2. Make atomic cards as you go: formulas with variables and units, laws split into statement and condition, constants, conversions, and conceptual checks.
3. Review with active recall using spaced repetition so the foundations stay fresh as the course advances and builds on itself.
4. Do worked problems every session. This is where learning actually happens; the cards just keep the tools sharp.
5. Mint recognition cards from problems you solve, capturing the "what is this problem really about" insight.
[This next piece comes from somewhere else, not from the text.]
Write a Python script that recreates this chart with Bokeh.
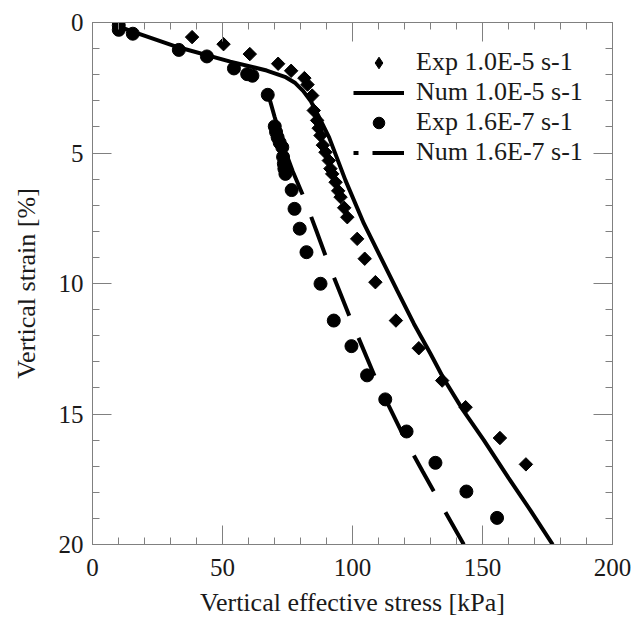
import math

from bokeh.plotting import figure
from bokeh.models import Range1d, FixedTicker, LinearAxis, Legend, LegendItem
from bokeh.embed import file_html
from bokeh.resources import INLINE

# Experimental data, strain rate 1.0E-5 s-1
exp_fast_stress = [10.1, 38.3, 50.4, 60.5, 71.4, 76.4, 81.5, 82.7, 84.5, 85.1, 86.4, 87.0,
                   87.7, 88.6, 89.6, 90.9, 91.5, 92.2, 93.5, 94.5, 95.4, 96.8, 98.0, 101.8,
                   104.7, 108.8, 116.7, 125.5, 134.5, 143.5, 156.7, 166.7]
exp_fast_strain = [0.0, 0.56, 0.83, 1.21, 1.58, 1.85, 2.13, 2.38, 2.8, 3.37, 3.75, 4.05,
                   4.33, 4.7, 4.97, 5.29, 5.6, 5.8, 6.12, 6.45, 6.69, 7.1, 7.46, 8.29,
                   9.05, 9.95, 11.42, 12.48, 13.72, 14.74, 15.92, 16.93]

# Numerical result, strain rate 1.0E-5 s-1
num_fast_stress = [10.0, 16.0, 33.0, 53.0, 67.0, 74.0, 78.0, 81.0, 84.0, 87.0, 91.0, 97.3,
                   104.4, 110.8, 117.2, 123.6, 130.0, 135.1, 142.5, 150.5, 160.0, 168.5, 177.0]
num_fast_strain = [0.15, 0.37, 0.95, 1.5, 1.84, 2.08, 2.32, 2.62, 3.02, 3.6, 4.4, 6.05,
                   7.71, 8.99, 10.27, 11.54, 12.69, 13.65, 14.85, 16.0, 17.45, 18.7, 20.0]

# Experimental data, strain rate 1.6E-7 s-1
exp_slow_stress = [10.1, 10.1, 15.5, 33.2, 44.0, 54.4, 59.5, 61.5, 67.4, 70.1, 70.6, 71.2,
                   72.0, 73.0, 73.3, 73.6, 73.8, 74.2, 76.6, 77.7, 79.7, 82.3, 87.7, 92.8,
                   99.6, 105.6, 112.6, 120.8, 131.9, 143.8, 155.6]
exp_slow_strain = [0.11, 0.28, 0.43, 1.05, 1.3, 1.76, 1.98, 2.04, 2.77, 3.98, 4.2, 4.4,
                   4.6, 4.78, 5.15, 5.41, 5.6, 5.8, 6.42, 7.14, 7.9, 8.8, 10.01, 11.42,
                   12.4, 13.52, 14.44, 15.67, 16.87, 17.97, 18.98]

# Numerical result, strain rate 1.6E-7 s-1
num_slow_stress = [67.6, 70.0, 73.6, 77.0, 81.5, 86.0, 90.3, 95.0, 99.5, 104.5, 109.5,
                   115.0, 120.8, 127.0, 133.8, 142.8]
num_slow_strain = [2.75, 3.6, 4.78, 5.7, 6.75, 7.95, 9.12, 10.3, 11.42, 12.6, 13.78,
                   14.9, 16.08, 17.2, 18.42, 20.0]

x_ticks = [0, 50, 100, 150, 200]
x_minor = list(range(0, 201, 10))
y_ticks = [0, 5, 10, 15, 20]
y_minor = list(range(0, 21))

labels = ["Exp 1.0E-5 s-1", "Num 1.0E-5 s-1", "Exp 1.6E-7 s-1", "Num 1.6E-7 s-1"]

FONT = "Liberation Serif"
TEXT = "#1a1a1a"
FRAME = "#808080"
INK = "black"

p = figure(width=633, height=619, output_backend="svg", toolbar_location=None,
           x_range=Range1d(0, 200), y_range=Range1d(20, 0),
           min_border_left=92, min_border_right=21, min_border_top=22,
           min_border_bottom=75)
# a range far below the data: renderers on it exist only as legend keys
p.extra_y_ranges = {"legend_keys": Range1d(100, 120)}
p.background_fill_color = "white"
p.border_fill_color = "white"
p.outline_line_color = FRAME
p.outline_line_width = 1
p.xgrid.visible = False
p.ygrid.visible = False


def style_axis(ax, ticks, minor, show_labels):
    ax.ticker = FixedTicker(ticks=ticks, minor_ticks=minor)
    ax.axis_line_color = FRAME
    ax.major_tick_line_color = FRAME
    ax.minor_tick_line_color = FRAME
    ax.major_tick_in = 19
    ax.major_tick_out = 0
    ax.minor_tick_in = 7
    ax.minor_tick_out = 0
    if show_labels:
        ax.major_label_text_font = FONT
        ax.major_label_text_font_size = "25px"
        ax.major_label_text_color = TEXT
        ax.axis_label_text_font = FONT
        ax.axis_label_text_font_size = "26px"
        ax.axis_label_text_font_style = "normal"
        ax.axis_label_text_color = TEXT
    else:
        ax.major_label_text_font_size = "0px"
        ax.major_label_standoff = 0


style_axis(p.xaxis[0], x_ticks, x_minor, True)
style_axis(p.yaxis[0], y_ticks, y_minor, True)
p.xaxis[0].axis_label = "Vertical effective stress [kPa]"
p.yaxis[0].axis_label = "Vertical strain [%]"
p.xaxis[0].major_label_standoff = 14
p.xaxis[0].axis_label_standoff = 9
p.yaxis[0].major_label_standoff = 9
p.yaxis[0].axis_label_standoff = 15

top_axis = LinearAxis()
style_axis(top_axis, x_ticks, x_minor, False)
p.add_layout(top_axis, "above")
right_axis = LinearAxis()
style_axis(right_axis, y_ticks, y_minor, False)
p.add_layout(right_axis, "right")

r_num_fast = p.line(num_fast_stress, num_fast_strain, line_color=INK, line_width=4)
r_num_slow = p.line(num_slow_stress, num_slow_strain, line_color=INK, line_width=4,
                    line_dash="41 24")
r_exp_fast = p.scatter(exp_fast_stress, exp_fast_strain, marker="square", size=9.5,
                       angle=math.pi / 4, fill_color=INK, line_color=INK)
r_exp_slow = p.scatter(exp_slow_stress, exp_slow_strain, marker="circle", size=13,
                       fill_color=INK, line_color=INK)

# legend keys: diamond symbol and dot-dash pattern, on the off-frame range
key_fast = p.scatter(exp_fast_stress, exp_fast_strain, marker="diamond",
                     fill_color=INK, line_color=INK, y_range_name="legend_keys")
key_slow = p.line(num_slow_stress, num_slow_strain, line_color=INK, line_width=4,
                  line_dash="5 14 40", y_range_name="legend_keys")

legend = Legend(items=[
    LegendItem(label=labels[0], renderers=[key_fast]),
    LegendItem(label=labels[1], renderers=[r_num_fast]),
    LegendItem(label=labels[2], renderers=[r_exp_slow]),
    LegendItem(label=labels[3], renderers=[key_slow]),
], location=(261, 377))
legend.border_line_color = None
legend.background_fill_alpha = 0
legend.padding = 0
legend.margin = 0
legend.spacing = 0
legend.glyph_width = 51
legend.glyph_height = 29
legend.label_height = 29
legend.label_standoff = 12
legend.label_text_font = FONT
legend.label_text_font_size = "26px"
legend.label_text_color = TEXT
p.add_layout(legend)

open("out.html", "w").write(file_html(p, INLINE))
One technique worth adding deliberately: interleaving. Instead of drilling twenty kinematics cards in a block, mix kinematics, energy, and circuits in one session. It feels harder, but discriminating between problem types is the exact skill physics exams demand, and interleaving builds it. The same logic applies to your problem sets. For a full exam plan, see the best study techniques for exams, and if your physics course is paired with heavy chemistry, our guide to flashcards for chemistry students covers the overlapping unit and formula work.

Start Your Physics Deck

The fastest way to feel the difference is to build a small, well-made deck and pair it with a problem set. Open your sets in Flashcards World, create a physics deck, and write your first ten cards using the rules above: every formula with its variables and units, every law split into statement and condition, and a handful of conceptual and recognition cards. Then close the app, open a problem set, and watch how much easier the reasoning is when the recall is already automatic.

Flashcards will not make you good at physics. Practice problems do that. But by making the foundations effortless, a good deck frees you to spend your energy where it counts — and in a subject this cumulative, that compounds with every new topic you learn.